1. When/how to execute process:
Rake task that sync files with DB and exits
Create a rake task that scans through your persistent directory and updates the database. The rake task can be executed manually, or added as a cron job to the system. You can load the rails environment by declaring a task with task :sync => :environment do
.
Rake task that keeps running
You could use a gem such as listen to detect file changes to this directory and sync them to the DB. Or your rake task could sleep for a few minutes internally. You could also make this task a system service by creating a upstart job.
Background job library
Use a job library such as resque with resque-scheduler.
2. Code structure
I suggest the rake task/background job only serves as a mechanism to kick off the sync process.

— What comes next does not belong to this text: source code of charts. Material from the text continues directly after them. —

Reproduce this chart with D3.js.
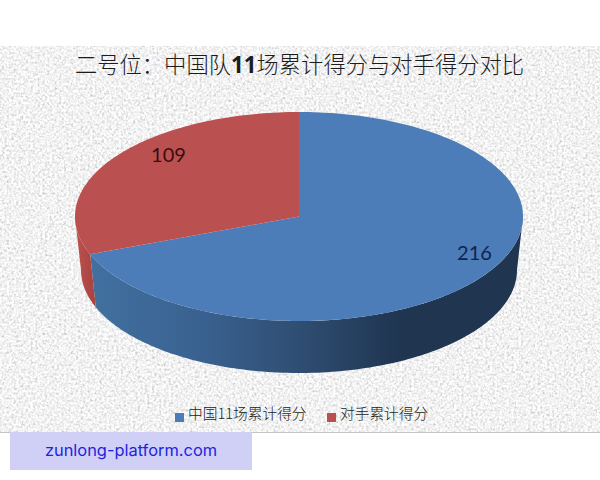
<!DOCTYPE html>
<html><head><meta charset="utf-8">
<script src="https://cdn.jsdelivr.net/npm/d3@7"></script>
<style>html,body{margin:0;padding:0;background:#fff}svg{display:block}</style>
</head><body><svg id="c" width="600" height="480"></svg>
<script>
const title1 = "二号位：中国队", titleNum = "11", title2 = "场累计得分与对手得分对比";
const categories = ["中国11场累计得分", "对手累计得分"];
const values = [216, 109];
const colors = ["#4d7db8", "#bb5050"];
const labelColors = ["#0f2350", "#3c0c10"];
const watermark = "zunlong-platform.com";

const svg = d3.select("#c");
const cx = 299, cy = 216.5, rx = 224, ry = 104.5;
const cyB = 270, rxB = 218, ryB = 103;
const defs = svg.append("defs");

const f = defs.append("filter").attr("id","paper").attr("x",0).attr("y",0).attr("width","100%").attr("height","100%");
f.append("feTurbulence").attr("type","fractalNoise").attr("baseFrequency",0.42).attr("numOctaves",3).attr("seed",7);
f.append("feColorMatrix").attr("values","0.55 0.55 0 0 0.335  0.55 0.55 0 0 0.335  0.55 0.55 0 0 0.335  0 0 0 0 1");

const gb = defs.append("linearGradient").attr("id","sideBlue").attr("gradientUnits","userSpaceOnUse")
  .attr("x1",90).attr("x2",400).attr("y1",0).attr("y2",0);
[[0,"#41709f"],[0.35,"#3a6291"],[0.7,"#2e4c70"],[1,"#1f3550"]].forEach(d=>gb.append("stop").attr("offset",d[0]).attr("stop-color",d[1]));
const gr = defs.append("linearGradient").attr("id","sideRed").attr("gradientUnits","userSpaceOnUse")
  .attr("x1",78).attr("x2",96).attr("y1",0).attr("y2",0);
[[0,"#b8504c"],[1,"#a8423f"]].forEach(d=>gr.append("stop").attr("offset",d[0]).attr("stop-color",d[1]));

svg.append("rect").attr("x",0).attr("y",46).attr("width",600).attr("height",386).attr("filter","url(#paper)");
svg.append("line").attr("x1",0).attr("x2",600).attr("y1",432.5).attr("y2",432.5).attr("stroke","#c4c4c4");

// perspective warp: the near half of the disc spreads wider than the far half
const warp = t => t + 0.189 * Math.sin(2 * t);
const unitX = d3.scaleLinear().domain([-1,1]);
const unitY = d3.scaleLinear().domain([-1,1]);
const topX = unitX.copy().range([cx-rx,cx+rx]), topY = unitY.copy().range([cy-ry,cy+ry]);
const botX = unitX.copy().range([cx-rxB,cx+rxB]), botY = unitY.copy().range([cyB-ryB,cyB+ryB]);
const pt = (t,bottom) => { const a = warp(t);
  return bottom ? [botX(Math.sin(a)), botY(-Math.cos(a))] : [topX(Math.sin(a)), topY(-Math.cos(a))]; };
const arcPts = (a,b,bottom) => { const n = Math.max(2,Math.ceil(Math.abs(b-a)*60));
  return d3.range(n+1).map(i=>pt(a+(b-a)*i/n,bottom)); };
const line = d3.line();

const arcs = d3.pie().sort(null)(values);

// side walls
const H = Math.PI/2, TH = Math.PI*1.5;
const sides = ["url(#sideBlue)","url(#sideRed)"];
arcs.forEach((d,i)=>{
  const a = Math.max(d.startAngle,H), b = Math.min(d.endAngle,TH);
  if (b<=a) return;
  svg.append("path").attr("fill",sides[i]).attr("d",line(arcPts(a,b,false).concat(arcPts(b,a,true)))+"Z");
});
// top faces
arcs.forEach((d,i)=>{
  svg.append("path").attr("fill",colors[i])
    .attr("d",line([[cx,cy]].concat(arcPts(d.startAngle,d.endAngle,false)))+"Z");
});

// data labels
const lblPos = [[474.5,253],[168.5,155]];
values.forEach((v,i)=>{
  svg.append("text").attr("x",lblPos[i][0]).attr("y",lblPos[i][1]).attr("dy","0.35em")
    .attr("text-anchor","middle").attr("font-family","Lato,sans-serif").attr("font-size",20)
    .attr("fill",labelColors[i]).text(v);
});

// title
const t = svg.append("text").attr("x",299.5).attr("y",73).attr("text-anchor","middle")
  .attr("font-family","'Noto Sans CJK SC',sans-serif").attr("font-weight",300).attr("font-size",22.3).attr("fill","#1c1c1c");
t.append("tspan").text(title1);
t.append("tspan").attr("font-weight","bold").attr("font-family","'Open Sans',sans-serif").text(titleNum);
t.append("tspan").text(title2);

// legend
const lx = [175,327], tx = [188,340];
categories.forEach((c,i)=>{
  svg.append("rect").attr("x",lx[i]).attr("y",413).attr("width",9).attr("height",9).attr("fill",colors[i]);
  svg.append("text").attr("x",tx[i]).attr("y",419).attr("font-family","'Noto Sans CJK SC',sans-serif")
    .attr("font-weight",300).attr("font-size",14.7).attr("fill","#222").text(c);
});

// watermark
svg.append("rect").attr("x",10).attr("y",432).attr("width",242).attr("height",38).attr("fill","#d0d0f6");
svg.append("text").attr("x",131).attr("y",456).attr("text-anchor","middle")
  .attr("font-family","Inter,sans-serif").attr("font-size",16.4).attr("fill","#2222dd").text(watermark);
</script></body></html>
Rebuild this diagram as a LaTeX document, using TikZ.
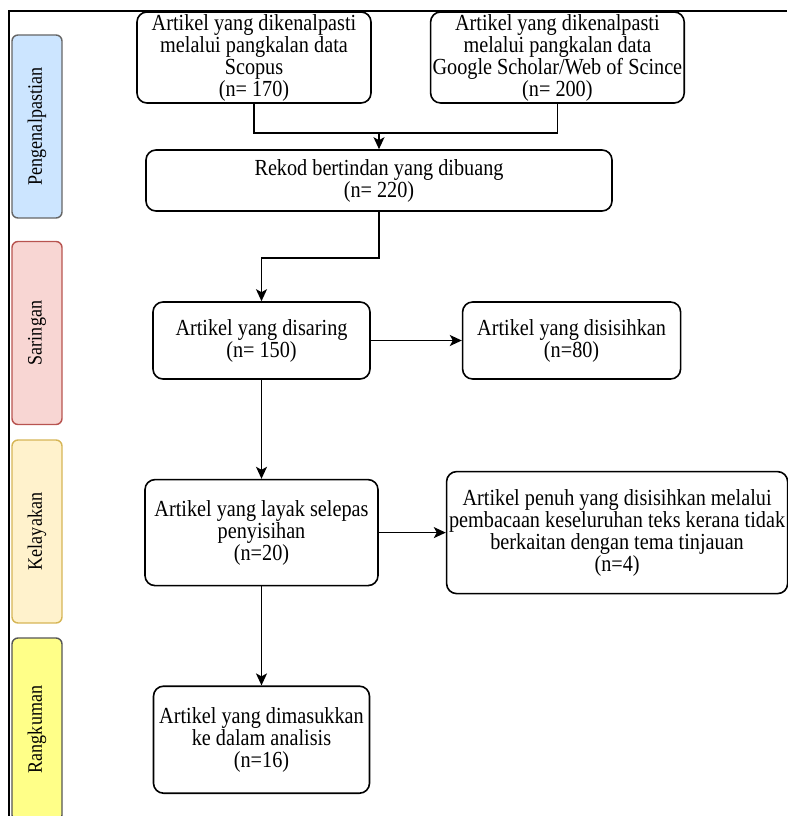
\documentclass[tikz,border=0pt]{standalone}
\usepackage{fontspec}
\setmainfont[FakeStretch=0.88]{Liberation Serif}
\usetikzlibrary{positioning,arrows.meta,calc}
\definecolor{stageBlue}{HTML}{CCE5FF}
\definecolor{stageBlueLine}{HTML}{666666}
\definecolor{stageRed}{HTML}{F8D6D3}
\definecolor{stageRedLine}{HTML}{B85450}
\definecolor{stageCream}{HTML}{FFF2CC}
\definecolor{stageCreamLine}{HTML}{D6B656}
\definecolor{stageYellow}{HTML}{FFFF88}
\definecolor{stageYellowLine}{HTML}{555555}

\begin{document}
\begin{tikzpicture}[
  x=1pt, y=-1pt,
  >={Stealth[length=12pt,width=11pt,inset=3pt]},
  %% Node styles
  box/.style={
    draw=black, fill=white, rounded corners=10pt,
    line width=1.6pt, align=center, inner sep=2pt,
    font=\fontsize{23}{22}\selectfont
  },
  stage/.style={
    rounded corners=6pt, line width=1.4pt, rotate=90,
    minimum width=183pt, minimum height=50pt, inner sep=0pt,
    font=\fontsize{20.5}{20}\selectfont
  },
  %% Arrow styles
  link/.style={line width=1.6pt, draw=black},
  arr/.style={->, line width=1.6pt, draw=black},
]
\useasboundingbox (0,0) rectangle (787,816);

%% ── Frame ──────────────────────────────────────────────────────────────────
\draw[line width=1.8pt] (9,816) -- (9,11) -- (787,11);

%% ── Stage labels ───────────────────────────────────────────────────────────
\node[stage, draw=stageBlueLine,   fill=stageBlue]   (sPengenal) at (37,126.5) {Pengenalpastian};
\node[stage, draw=stageRedLine,    fill=stageRed]    (sSaringan) at (37,333)   {Saringan};
\node[stage, draw=stageCreamLine,  fill=stageCream]  (sLayak)    at (37,531.5) {Kelayakan};
\node[stage, draw=stageYellowLine, fill=stageYellow] (sRangkum)  at (37,729.5) {Rangkuman};

%% ── Identification ─────────────────────────────────────────────────────────
\node[box, minimum width=234pt, minimum height=91pt] (scopus) at (254,57.5)
  {Artikel yang dikenalpasti\\melalui pangkalan data\\Scopus\\(n= 170)};
\node[box, minimum width=250pt, minimum height=91pt, right=58pt of scopus] (gs)
  {Artikel yang dikenalpasti\\melalui pangkalan data\\Google Scholar/Web of Scince\\(n= 200)};
\node[box, minimum width=466pt, minimum height=61pt] (rekod) at (379,180.5)
  {Rekod bertindan yang dibuang\\(n= 220)};

%% ── Screening ──────────────────────────────────────────────────────────────
\node[box, minimum width=217pt, minimum height=77pt] (disaring) at (261.5,340.5)
  {Artikel yang disaring\\(n= 150)};
\node[box, minimum width=218pt, minimum height=77pt, right=91pt of disaring] (disisih)
  {Artikel yang disisihkan\\(n=80)};

%% ── Eligibility ────────────────────────────────────────────────────────────
\node[box, minimum width=233pt, minimum height=106pt, below=99pt of disaring] (layak)
  {Artikel yang layak selepas\\penyisihan\\(n=20)};
\node[box, minimum width=341pt, minimum height=122pt, right=67pt of layak] (penuh)
  {Artikel penuh yang disisihkan melalui\\pembacaan keseluruhan teks kerana tidak\\berkaitan dengan tema tinjauan\\(n=4)};

%% ── Included ───────────────────────────────────────────────────────────────
\node[box, minimum width=216pt, minimum height=107pt, below=99pt of layak] (masuk)
  {Artikel yang dimasukkan\\ke dalam analisis\\(n=16)};

%% ── Connectors ─────────────────────────────────────────────────────────────
\coordinate (join) at ($(rekod.north)+(0,-16)$);
\draw[link] (scopus.south) |- (join) -| (gs.south);
\draw[arr]  (join) -- (rekod.north);
\draw[arr]  (rekod.south) -- ++(0,46) -| (disaring.north);
\draw[arr]  (disaring) -- (disisih);
\draw[arr]  (disaring) -- (layak);
\draw[arr]  (layak) -- (penuh);
\draw[arr]  (layak) -- (masuk);

\end{tikzpicture}
\end{document}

Your actual syncing logic/code should still be in normal ruby classes/modules.
3. How to perform xml -> db sync
If you can dictate what the xml looks like, I recommend using activerecord to_xml and from_xml to export/create/update or have a look what they do internally (attributes= method).
If you can not dictate the format, use nokogiri or xmlsimple as mentioned in this post to parse the xml files. Then use the normal active record querying/creating/updating methods to update the database. Use activerecord validations to make sure your data is always consistent in the database. If you want to make sure that no one can insert invalid data with other database connectors (not active record), you could use database indexes.